While we strive to create a platform free of spam and other malicious behavior, we would like to offer you some tips on how to recognize potentially malicious Opportunity requests or Collaboration requests/ DMs.

  • Don't share your personal information, such as government issued ID numbers, birthdate, credit card or bank account numbers with people you don't know.
  • Don't enter usernames, passwords, or other personal information by clicking on external links. It's best to go to the website directly by typing it into your browser. You'll also want to make sure you're only entering this type of information during secure browsing sessions.
  • When expressing interest in Opportunities posted on Polywork, be wary of the poster asking you to send information to an email address that isn't associated with their respective company. The email domain should contain the actual company name, such as
  • When clicking on a link from an Opportunity posting, watch out for websites that seem unrelated to the original Opportunity posting or that ask for sensitive information (example: government ID) but don't use secure (https) browsing.
  • Check the poster’s Polywork profile and try research the poster/company outside of Polywork to validate information about them.
  • Use caution when clicking on links contained within messages. Malware can infiltrate your system if you click on a bad link. If you're suspicious, move your cursor over any link (without clicking on it) to verify that it's directing you to the real website.

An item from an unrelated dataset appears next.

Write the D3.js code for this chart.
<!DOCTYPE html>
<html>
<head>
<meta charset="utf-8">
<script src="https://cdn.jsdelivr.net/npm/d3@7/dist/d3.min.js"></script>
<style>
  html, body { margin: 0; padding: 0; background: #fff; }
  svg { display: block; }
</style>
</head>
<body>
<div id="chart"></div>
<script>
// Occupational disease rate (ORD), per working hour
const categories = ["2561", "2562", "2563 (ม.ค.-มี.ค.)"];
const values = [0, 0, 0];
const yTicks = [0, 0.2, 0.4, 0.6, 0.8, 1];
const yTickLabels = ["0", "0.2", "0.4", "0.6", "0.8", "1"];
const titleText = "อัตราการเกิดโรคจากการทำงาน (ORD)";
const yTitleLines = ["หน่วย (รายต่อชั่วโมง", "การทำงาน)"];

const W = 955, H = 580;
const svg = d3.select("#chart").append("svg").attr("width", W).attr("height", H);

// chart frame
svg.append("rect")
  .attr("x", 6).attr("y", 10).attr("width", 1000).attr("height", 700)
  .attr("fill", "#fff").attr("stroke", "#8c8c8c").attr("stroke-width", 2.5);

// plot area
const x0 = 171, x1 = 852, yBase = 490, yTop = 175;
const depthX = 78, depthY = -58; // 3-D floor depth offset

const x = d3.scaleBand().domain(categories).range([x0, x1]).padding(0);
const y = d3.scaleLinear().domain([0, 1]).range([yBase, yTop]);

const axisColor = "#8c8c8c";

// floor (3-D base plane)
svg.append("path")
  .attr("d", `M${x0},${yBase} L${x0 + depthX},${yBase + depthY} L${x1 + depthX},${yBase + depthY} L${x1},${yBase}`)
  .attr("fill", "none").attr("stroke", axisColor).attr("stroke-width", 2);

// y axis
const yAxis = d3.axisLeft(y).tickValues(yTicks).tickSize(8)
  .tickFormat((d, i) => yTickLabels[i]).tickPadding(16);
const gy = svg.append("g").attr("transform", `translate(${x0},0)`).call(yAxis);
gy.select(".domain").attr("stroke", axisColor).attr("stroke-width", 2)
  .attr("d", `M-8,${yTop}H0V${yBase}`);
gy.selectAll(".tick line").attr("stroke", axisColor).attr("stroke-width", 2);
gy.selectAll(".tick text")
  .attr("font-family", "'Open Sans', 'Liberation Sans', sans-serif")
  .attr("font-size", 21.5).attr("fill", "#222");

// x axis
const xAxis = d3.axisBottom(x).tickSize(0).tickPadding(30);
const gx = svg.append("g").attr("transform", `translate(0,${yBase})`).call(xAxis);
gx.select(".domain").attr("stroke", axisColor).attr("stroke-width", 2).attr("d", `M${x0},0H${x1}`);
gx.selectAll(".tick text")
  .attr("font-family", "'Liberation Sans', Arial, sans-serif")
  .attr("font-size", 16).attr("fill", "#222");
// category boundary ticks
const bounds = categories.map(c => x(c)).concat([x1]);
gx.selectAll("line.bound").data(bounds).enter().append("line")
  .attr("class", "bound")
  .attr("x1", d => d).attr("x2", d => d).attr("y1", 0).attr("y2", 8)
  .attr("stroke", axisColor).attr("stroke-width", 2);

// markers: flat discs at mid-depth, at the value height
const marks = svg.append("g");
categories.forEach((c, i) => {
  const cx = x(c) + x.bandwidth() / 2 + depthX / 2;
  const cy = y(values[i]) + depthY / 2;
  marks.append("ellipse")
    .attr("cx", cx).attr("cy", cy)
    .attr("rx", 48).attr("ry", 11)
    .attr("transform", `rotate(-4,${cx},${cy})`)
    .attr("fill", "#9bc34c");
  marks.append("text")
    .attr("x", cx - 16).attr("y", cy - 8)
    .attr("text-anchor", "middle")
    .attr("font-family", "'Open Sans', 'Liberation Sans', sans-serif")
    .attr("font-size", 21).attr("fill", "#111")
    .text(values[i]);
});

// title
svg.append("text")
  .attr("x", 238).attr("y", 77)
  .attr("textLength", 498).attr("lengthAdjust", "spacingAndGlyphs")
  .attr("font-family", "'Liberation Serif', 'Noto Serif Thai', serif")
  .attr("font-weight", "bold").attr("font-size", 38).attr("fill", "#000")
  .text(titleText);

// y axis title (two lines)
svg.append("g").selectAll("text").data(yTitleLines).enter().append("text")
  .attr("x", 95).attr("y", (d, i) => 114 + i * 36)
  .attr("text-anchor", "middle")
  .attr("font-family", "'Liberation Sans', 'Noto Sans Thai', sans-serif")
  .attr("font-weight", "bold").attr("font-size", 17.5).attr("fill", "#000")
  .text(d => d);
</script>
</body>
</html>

  • Be cautious when sharing your business plan information and use your legal aid to discuss what can be shared before you do.
  • Be cautious when someone asks for personal information or money, or posts suspicious requirements.

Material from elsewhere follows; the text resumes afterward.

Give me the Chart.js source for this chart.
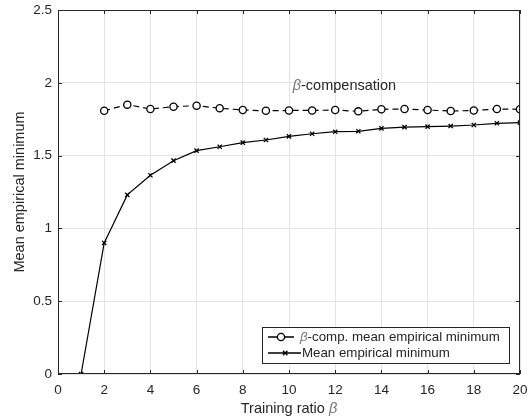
<!DOCTYPE html>
<html>
<head>
<meta charset="utf-8">
<script src="https://cdn.jsdelivr.net/npm/chart.js@4/dist/chart.umd.min.js"></script>
<style>
  html, body { margin: 0; padding: 0; background: #fff; }
  canvas { display: block; }
</style>
</head>
<body>
<canvas id="minChart" width="532" height="420"></canvas>
<script>
// training ratio beta
const ratios = [1, 2, 3, 4, 5, 6, 7, 8, 9, 10, 11, 12, 13, 14, 15, 16, 17, 18, 19, 20];
// mean empirical minimum (x markers)
const meanMin = [0, 0.90, 1.23, 1.365, 1.465, 1.534, 1.561, 1.589, 1.607, 1.632,
                 1.65, 1.664, 1.667, 1.687, 1.696, 1.699, 1.703, 1.71, 1.722, 1.726];
// beta-compensated mean empirical minimum (o markers), no value at beta = 1
const compMin = [null, 1.808, 1.85, 1.82, 1.836, 1.843, 1.825, 1.813, 1.808, 1.81,
                 1.81, 1.813, 1.804, 1.818, 1.82, 1.813, 1.806, 1.81, 1.82, 1.818];
const xTicks = [0, 2, 4, 6, 8, 10, 12, 14, 16, 18, 20];
const yTicks = [0, 0.5, 1, 1.5, 2, 2.5];
const seriesNames = ['-comp. mean empirical minimum', 'Mean empirical minimum'];

const FONT = '"Liberation Sans", Arial, Helvetica, sans-serif';
const AX = '#262626';

const toPoints = (ys) => ratios.map((x, i) => ({ x: x, y: ys[i] })).filter(p => p.y !== null);

// text with an italic, lighter beta
function drawBetaText(ctx, parts, x, y, size, align) {
    const widths = parts.map(p => {
        ctx.font = (p.beta ? 'italic ' : '') + size + 'px ' + FONT;
        return ctx.measureText(p.t).width;
    });
    const total = widths.reduce((a, b) => a + b, 0);
    let cx = align === 'center' ? x - total / 2 : x;
    parts.forEach((p, i) => {
        ctx.font = (p.beta ? 'italic ' : '') + size + 'px ' + FONT;
        ctx.fillStyle = p.beta ? '#777' : AX;
        ctx.textAlign = 'left';
        ctx.fillText(p.t, cx, y);
        cx += widths[i];
    });
}

const frame = {
    id: 'frame',
    afterDraw(chart) {
        const { ctx, chartArea: a, scales } = chart;
        const xs = scales.x, ys = scales.y;
        ctx.save();
        // box
        ctx.strokeStyle = AX;
        ctx.lineWidth = 1;
        ctx.strokeRect(a.left + 0.5, a.top + 0.5, a.right - a.left - 1, a.bottom - a.top - 1);
        // inward ticks on all four sides
        ctx.beginPath();
        xTicks.forEach(v => {
            const px = Math.round(xs.getPixelForValue(v)) + 0.5;
            ctx.moveTo(px, a.bottom); ctx.lineTo(px, a.bottom - 4);
            ctx.moveTo(px, a.top); ctx.lineTo(px, a.top + 4);
        });
        yTicks.forEach(v => {
            const py = Math.round(ys.getPixelForValue(v)) + 0.5;
            ctx.moveTo(a.left, py); ctx.lineTo(a.left + 4, py);
            ctx.moveTo(a.right, py); ctx.lineTo(a.right - 4, py);
        });
        ctx.stroke();

        ctx.textBaseline = 'middle';
        // axis titles
        drawBetaText(ctx, [{ t: 'Training ratio ' }, { t: 'β', beta: true }],
            (a.left + a.right) / 2, 409, 14.5, 'center');
        ctx.save();
        ctx.translate(20, (a.top + a.bottom) / 2);
        ctx.rotate(-Math.PI / 2);
        ctx.font = '14.5px ' + FONT;
        ctx.fillStyle = AX;
        ctx.textAlign = 'center';
        ctx.fillText('Mean empirical minimum', 0, 0);
        ctx.restore();

        // annotation
        drawBetaText(ctx, [{ t: 'β', beta: true }, { t: '-compensation' }],
            xs.getPixelForValue(12.4), ys.getPixelForValue(1.98), 14.5, 'center');

        // legend
        const lx = 262, ly = 327, lw = 247, lh = 36;
        ctx.fillStyle = '#fff';
        ctx.fillRect(lx, ly, lw, lh);
        ctx.lineWidth = 1;
        ctx.strokeStyle = AX;
        ctx.strokeRect(lx + 0.5, ly + 0.5, lw, lh);
        const rows = [ly + 10, ly + 26];
        ctx.lineWidth = 1.3;
        ctx.strokeStyle = '#000';
        // row 1: short segments either side of a circle
        ctx.beginPath();
        ctx.moveTo(lx + 6, rows[0]); ctx.lineTo(lx + 15, rows[0]);
        ctx.moveTo(lx + 23, rows[0]); ctx.lineTo(lx + 32, rows[0]);
        ctx.stroke();
        ctx.beginPath();
        ctx.arc(lx + 19, rows[0], 3.6, 0, Math.PI * 2);
        ctx.fillStyle = '#fff';
        ctx.fill();
        ctx.stroke();
        // row 2: solid with x
        ctx.beginPath();
        ctx.moveTo(lx + 6, rows[1]); ctx.lineTo(lx + 39, rows[1]);
        ctx.moveTo(lx + 21, rows[1] - 2.2); ctx.lineTo(lx + 25.4, rows[1] + 2.2);
        ctx.moveTo(lx + 25.4, rows[1] - 2.2); ctx.lineTo(lx + 21, rows[1] + 2.2);
        ctx.stroke();
        drawBetaText(ctx, [{ t: 'β', beta: true }, { t: seriesNames[0] }], lx + 38, rows[0] + 0.5, 13.3, 'left');
        drawBetaText(ctx, [{ t: seriesNames[1] }], lx + 40, rows[1] + 0.5, 13.3, 'left');
        ctx.restore();
    }
};

new Chart(document.getElementById('minChart').getContext('2d'), {
    type: 'scatter',
    data: {
        datasets: [{
            label: 'β' + seriesNames[0],
            data: toPoints(compMin),
            showLine: true,
            borderColor: '#000',
            borderWidth: 1.2,
            borderDash: [6, 4],
            pointStyle: 'circle',
            pointRadius: 3.6,
            pointBorderWidth: 1.3,
            pointBackgroundColor: '#fff',
            pointBorderColor: '#000'
        }, {
            label: seriesNames[1],
            data: toPoints(meanMin),
            showLine: true,
            borderColor: '#000',
            borderWidth: 1.2,
            pointStyle: 'crossRot',
            pointRadius: 3,
            pointBorderWidth: 1.3,
            pointBorderColor: '#000'
        }]
    },
    options: {
        responsive: false,
        animation: false,
        devicePixelRatio: 1,
        layout: { padding: { top: 10, right: 12, left: 0, bottom: 0 } },
        plugins: {
            legend: { display: false },
            tooltip: { enabled: false }
        },
        scales: {
            x: {
                type: 'linear',
                min: 0, max: 20,
                afterFit: (s) => { s.height = 46; s.paddingLeft = 0; s.paddingRight = 0; },
                afterBuildTicks: (s) => { s.ticks = xTicks.map(v => ({ value: v })); },
                grid: { color: '#e3e3e3', drawTicks: false },
                border: { display: false },
                ticks: { color: AX, font: { family: FONT, size: 13.5 }, padding: 8, maxRotation: 0,
                         callback: (v) => String(v) }
            },
            y: {
                type: 'linear',
                min: 0, max: 2.5,
                afterFit: (s) => { s.width = 58; s.paddingTop = 0; s.paddingBottom = 0; },
                afterBuildTicks: (s) => { s.ticks = yTicks.map(v => ({ value: v })); },
                grid: { color: '#e3e3e3', drawTicks: false },
                border: { display: false },
                ticks: { color: AX, font: { family: FONT, size: 13.5 }, padding: 6,
                         callback: (v) => String(v) }
            }
        }
    },
    plugins: [frame]
});
</script>
</body>
</html>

  • Make sure you use our reporting process and learn how you can block the profile as well

Other helpful tips on what to be cautious about:

  • People asking you for money who you don’t know in person.
  • People asking you to send them money or gift cards to receive a loan, prize or other winnings.
  • Anyone asking you to pay a fee in order to apply for a job.
  • People asking you to move your conversation off Polywork to a less public or less secure setting, such as a separate email.
  • People claiming to be a friend or relative in an emergency.
  • Messages or posts with poor spelling and grammatical mistakes.
  • People or accounts directing you to a page to claim a prize.